This is our pond. Rather unexpectedly as it happens – we didn’t line it or fill it, the volume of rain and snow over the past 24 hours has simply been so huge that it has filled itself. Quite handy really as we can see how the levels will work out, and know that the stepping stones are the right height. This however is one of the few benefits of the weather that has arrived at what should be the start of spring. The farmland around is is steadily submerging as the overloaded streams and rivers burst their banks.
The drainage ditch that runs through our land is almost full – at this point it is six foot deep and would usually have a foot of water in it. If the rain carries on falling, we expect it to overflow into the field within a day or two. The hens have spent the day in their shed, and the horses are staying inside until things calm down.

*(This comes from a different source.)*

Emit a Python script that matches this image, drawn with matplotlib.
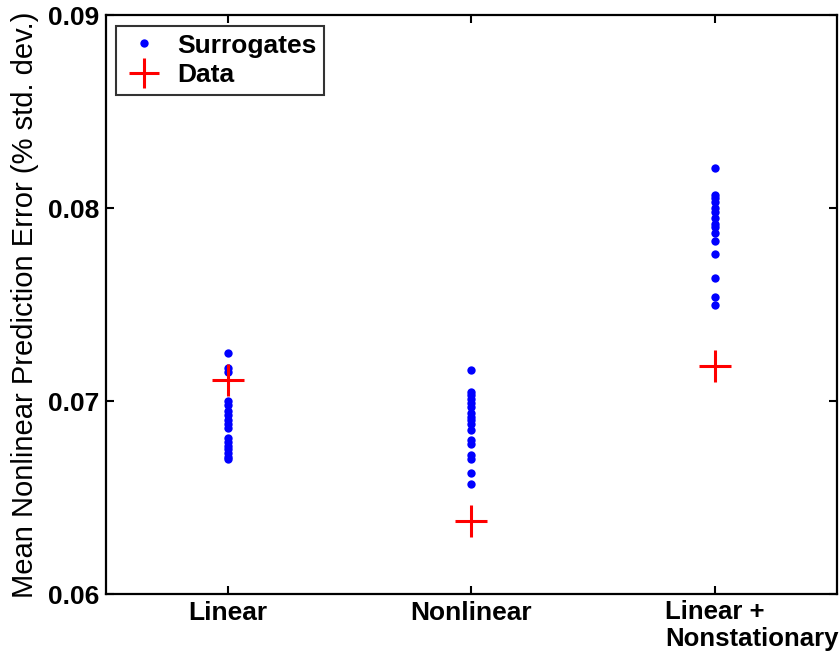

They aren’t usually terribly sensible, but on this occasion seem quite content to stay put and munch on their haylage. Despite the awful conditions we are just grateful that we were able to put all the paths and dry land in when conditions were better, which makes managing everything easier. If weather extremes such as this are to become the new normal, we need to be prepared for them. Certainly if conditions remain like this for long –
then we will end up growing the majority of our vegetables in polytunnels. One thing is certain, and that is that we need to adapt in order to maintain any form of production. Hot beds created using the heat from large amounts of manure are one way that we may be able to grow in even the worst conditions. At times like this we are reminded of the importance of resilience, and how fragile we are if relying on the grid for electricity, supply chains for food, and distant pipelines for gas. Today 50,000 homes in Northern Ireland are without power for lighting, heating, and in many cases, cooking. A faulty pump in Belgium caused a gas supply failure to Britain triggering a ‘highest ever’ price spike. The country has at most a 36 hour supply of gas. In extreme weather, supply chains will begin to slow, causing food shortages.
It is against this backdrop of fragility that we need to build resilient communities, think about producing our own wood fuel, generating our own electricity, and producing food that is, if not grown ourselves, grown locally. And people tell us that our lifestyle is odd. Sitting here in front of the fire, I can#t imagine why.